The preprocessing module 271 evaluates the related payloads 130A and 130B and determines one or more preprocessing operations from a set of preprocessing operations for optimizing the comparison process. The preprocessing operations include formatting, validation, cleansing, and sorting, which may be performed by the formatting module 273, the validation module 275, the cleansing module 277, and the sorting module 279, respectively. Some embodiments apply the preprocessing rules 214 to determine the preprocessing operations suitable for the payloads 130A and 130B based on file information and attributes of the payloads 130A and 130B. Some embodiments apply the preprocessing model 229 to determine the preprocessing operations suitable for the payloads 130A and 130B based the attributes. The preprocessing module 271 may extract and store the attributes of the individual payloads 130A and 130B in the profile database 213. For example, the preprocessing module 271 may use Natural Language Processing (NLP) techniques to extract attributes, such as title, file type, file source, version (e.g., a version number), keywords, and/or tags.
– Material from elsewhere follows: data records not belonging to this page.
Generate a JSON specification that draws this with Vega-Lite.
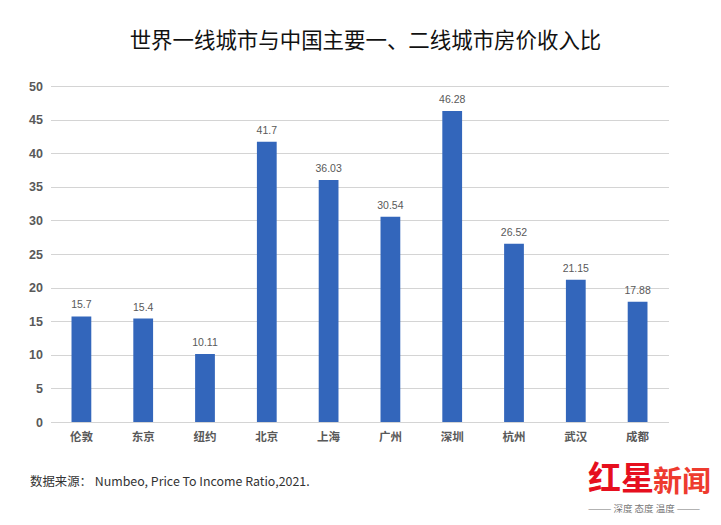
{
  "$schema": "https://vega.github.io/schema/vega-lite/v6.json",
  "width": 618,
  "height": 336,
  "autosize": "none",
  "padding": {"left": 50.5, "top": 86, "right": 52.5, "bottom": 103},
  "background": "white",
  "title": {
    "text": "世界一线城市与中国主要一、二线城市房价收入比",
    "font": "Noto Sans CJK SC",
    "fontSize": 21.45,
    "fontWeight": "normal",
    "color": "#111111",
    "anchor": "middle",
    "dx": 6,
    "offset": 28
  },
  "data": {
    "values": [
      {"city": "伦敦", "ratio": 15.7, "label": "15.7"},
      {"city": "东京", "ratio": 15.4, "label": "15.4"},
      {"city": "纽约", "ratio": 10.11, "label": "10.11"},
      {"city": "北京", "ratio": 41.7, "label": "41.7"},
      {"city": "上海", "ratio": 36.03, "label": "36.03"},
      {"city": "广州", "ratio": 30.54, "label": "30.54"},
      {"city": "深圳", "ratio": 46.28, "label": "46.28"},
      {"city": "杭州", "ratio": 26.52, "label": "26.52"},
      {"city": "武汉", "ratio": 21.15, "label": "21.15"},
      {"city": "成都", "ratio": 17.88, "label": "17.88"}
    ]
  },
  "encoding": {
    "y": {
      "field": "ratio",
      "type": "quantitative",
      "scale": {"domain": [0, 50]},
      "axis": {
        "title": null,
        "values": [0, 5, 10, 15, 20, 25, 30, 35, 40, 45, 50],
        "domain": false,
        "ticks": false,
        "gridColor": "#d4d4d4",
        "labelFont": "Liberation Sans",
        "labelFontSize": 12.5,
        "labelFontWeight": "bold",
        "labelColor": "#595959",
        "labelPadding": 8
      }
    }
  },
  "layer": [
    {
      "mark": {"type": "bar", "color": "#3366bb"},
      "encoding": {
        "x": {
          "field": "city",
          "type": "nominal",
          "sort": null,
          "scale": {"paddingInner": 0.68, "paddingOuter": 0.34},
          "axis": {
            "orient": "bottom",
            "title": "数据来源： Numbeo, Price To Income Ratio,2021.",
            "titleFont": "Noto Sans CJK SC",
            "titleFontSize": 12.4,
            "titleFontWeight": "normal",
            "titleColor": "#333333",
            "titleAlign": "left",
            "titleBaseline": "middle",
            "titleX": -21,
            "titleY": 59,
            "labelAngle": 0,
            "labelFont": "Noto Sans CJK SC",
            "labelFontSize": 11.5,
            "labelFontWeight": "bold",
            "labelColor": "#595959",
            "labelPadding": 9,
            "ticks": false,
            "domainColor": "#d4d4d4"
          }
        }
      }
    },
    {
      "mark": {"type": "text", "dy": -11, "font": "Liberation Sans", "fontSize": 10.5, "color": "#595959"},
      "encoding": {
        "x": {
          "field": "city",
          "type": "nominal",
          "sort": null,
          "scale": {"paddingInner": 0.68, "paddingOuter": 0.34},
          "axis": null
        },
        "text": {"field": "label"}
      }
    },
    {
      "mark": {"type": "bar", "opacity": 0},
      "encoding": {
        "x": {
          "field": "city",
          "type": "nominal",
          "sort": null,
          "axis": {
            "orient": "bottom",
            "title": "红星",
            "titleFont": "Noto Sans CJK SC",
            "titleFontSize": 33,
            "titleFontWeight": "bold",
            "titleColor": "#e60f1e",
            "titleAlign": "left",
            "titleBaseline": "middle",
            "titleX": 537,
            "titleY": 57,
            "labels": false,
            "ticks": false,
            "domain": false
          }
        }
      }
    },
    {
      "mark": {"type": "bar", "opacity": 0},
      "encoding": {
        "x": {
          "field": "city",
          "type": "nominal",
          "sort": null,
          "axis": {
            "orient": "bottom",
            "title": "新闻",
            "titleFont": "Noto Sans CJK SC",
            "titleFontSize": 29,
            "titleFontWeight": "bold",
            "titleColor": "#ee3b2e",
            "titleAlign": "left",
            "titleBaseline": "middle",
            "titleX": 602,
            "titleY": 60,
            "labels": false,
            "ticks": false,
            "domain": false
          }
        }
      }
    },
    {
      "mark": {"type": "bar", "opacity": 0},
      "encoding": {
        "x": {
          "field": "city",
          "type": "nominal",
          "sort": null,
          "axis": {
            "orient": "bottom",
            "title": "——— 深度 态度 温度 ———",
            "titleFont": "Noto Sans CJK SC",
            "titleFontSize": 9.5,
            "titleFontWeight": "normal",
            "titleColor": "#777777",
            "titleAlign": "left",
            "titleBaseline": "middle",
            "titleX": 537,
            "titleY": 86,
            "labels": false,
            "ticks": false,
            "domain": false
          }
        }
      }
    }
  ],
  "resolve": {"scale": {"x": "independent"}},
  "config": {"view": {"stroke": null}}
}
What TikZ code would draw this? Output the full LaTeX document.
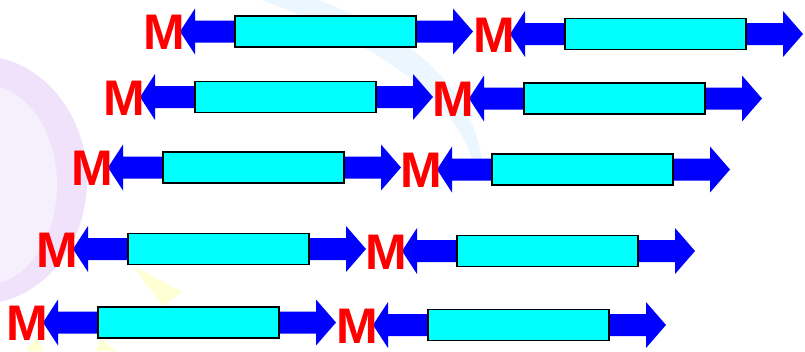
\documentclass[tikz,border=0pt]{standalone}
\usepackage{fontspec}
\setmainfont{Liberation Sans}
\definecolor{lav}{RGB}{240,226,250}
\definecolor{lavin}{RGB}{246,240,252}
\definecolor{swoosh}{RGB}{236,246,255}
\definecolor{paleyel}{RGB}{255,255,212}
\definecolor{barcyan}{RGB}{0,255,255}
\definecolor{arrblue}{RGB}{0,0,255}
\definecolor{mred}{RGB}{255,0,0}
\begin{document}
\begin{tikzpicture}[x=1pt,y=-1pt,
  bar/.style={fill=barcyan,draw=black,line width=1.4pt,inner sep=0pt,minimum width=181pt,minimum height=31pt},
  mlabel/.style={text=mred,font=\fontsize{50}{50}\selectfont\bfseries,inner sep=0pt,anchor=east}]
\useasboundingbox (0,0) rectangle (805,351);
\fill[white] (0,0) rectangle (805,351);
% faint background decorations
\fill[lav] (-20,180) ellipse [x radius=107pt, y radius=124pt];
\fill[lavin] (-15,185) ellipse [x radius=72pt, y radius=100pt];
\fill[swoosh] (262,0) -- (318,0) .. controls (400,30) and (470,80) .. (482,160) -- (472,160) .. controls (455,100) and (380,45) .. (262,0) -- cycle;
\fill[paleyel] (133,266) -- (182,292) -- (163,306) -- cycle;
\fill[paleyel] (100,338) -- (116,351) -- (96,351) -- cycle;
\fill[paleyel] (36,338) -- (44,351) -- (26,351) -- cycle;
% units
\foreach \x/\y/\n in {180/31.5/a, 510/34/b, 140/97/c, 469/98.5/d, 108/167.5/e, 437/169.5/f, 73/249/g, 402/251/h, 43/322.5/i, 373/325/j}{
  \fill[arrblue] (\x,\y) -- (\x+15,\y-23) -- (\x+15,\y-11) -- (\x+273,\y-11) -- (\x+273,\y-23) -- (\x+293,\y) -- (\x+273,\y+23) -- (\x+273,\y+11) -- (\x+15,\y+11) -- (\x+15,\y+23) -- cycle;
  \node[bar] (r\n) at (\x+145.5,\y) {};
  \node[mlabel] (m\n) at (\x+5,\y+1) {M};
}
\end{tikzpicture}
\end{document}
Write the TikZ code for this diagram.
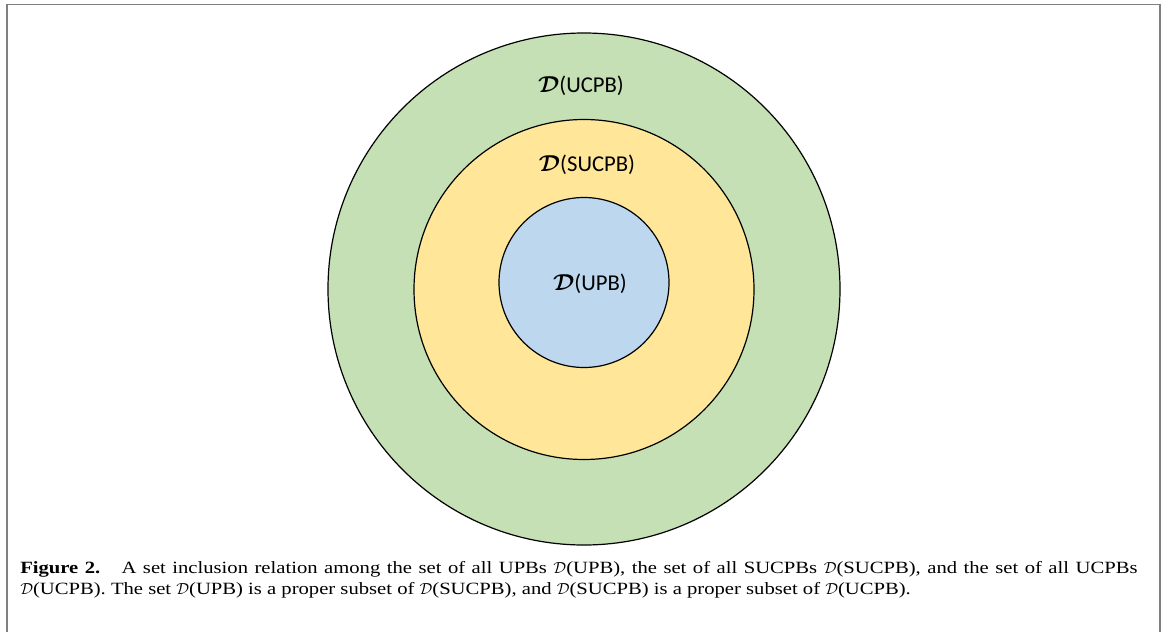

Based on file information and/or attributes of the payloads 130A and 130B, the preprocessing module 271 applies the preprocessing rules 214 to determine which preprocessing operations to execute on the payloads 130A and 130B. For example, based on the file types of the payloads 130A and 130B, the preprocessing module 271 may determine that the formatting module 273 should be executed to place the payloads 130A and 130B into a common format. Additionally, based on the file type being unstructured (e.g., TXT), rather than structured (e.g., JSON), the preprocessing module 271 may determine whether the validation module 275 should be applied to validate the content of the payloads 130A and 130B. Further, based on the payload source and attributes, the preprocessing module 271 may determine whether the cleansing module 277 should be applied to the payloads 130A and 130B.
The formatting module 273 modifies the payloads 130A and 130B to place the payloads 130A and 130B in a common format for comparison. For instance, the reference payload 130A may be in TXT format and the test payload 130B may be in JSON format. Some embodiments identify the format of the reference payload 130A as the target format and, accordingly, convert the test payload 130B to the target format. The formatting module 273 may convert the format by applying predetermined rules and schemas stored in the formatting information 215. For example, formatting module 273 may parse the JSON formatted test payload 130B into a data structure, and serialize that data structure into a TXT format.
The validation module 275 determines whether the payloads 130A and 130B are well-formed based on the validation information 217. Well-formed payloads have syntaxes and grammars that comply with rules applied by parsers. The validation module 275 may obtain the syntaxes and grammars corresponding to the file type of the payloads 130A and 130B from the validation information 217. For example, using JSON syntaxes and grammar rules stored in the validation information 217, the validation module 275 may determine that a JSON payload is well-formed because individual elements are labeled with matching closing tags and structured with proper nesting.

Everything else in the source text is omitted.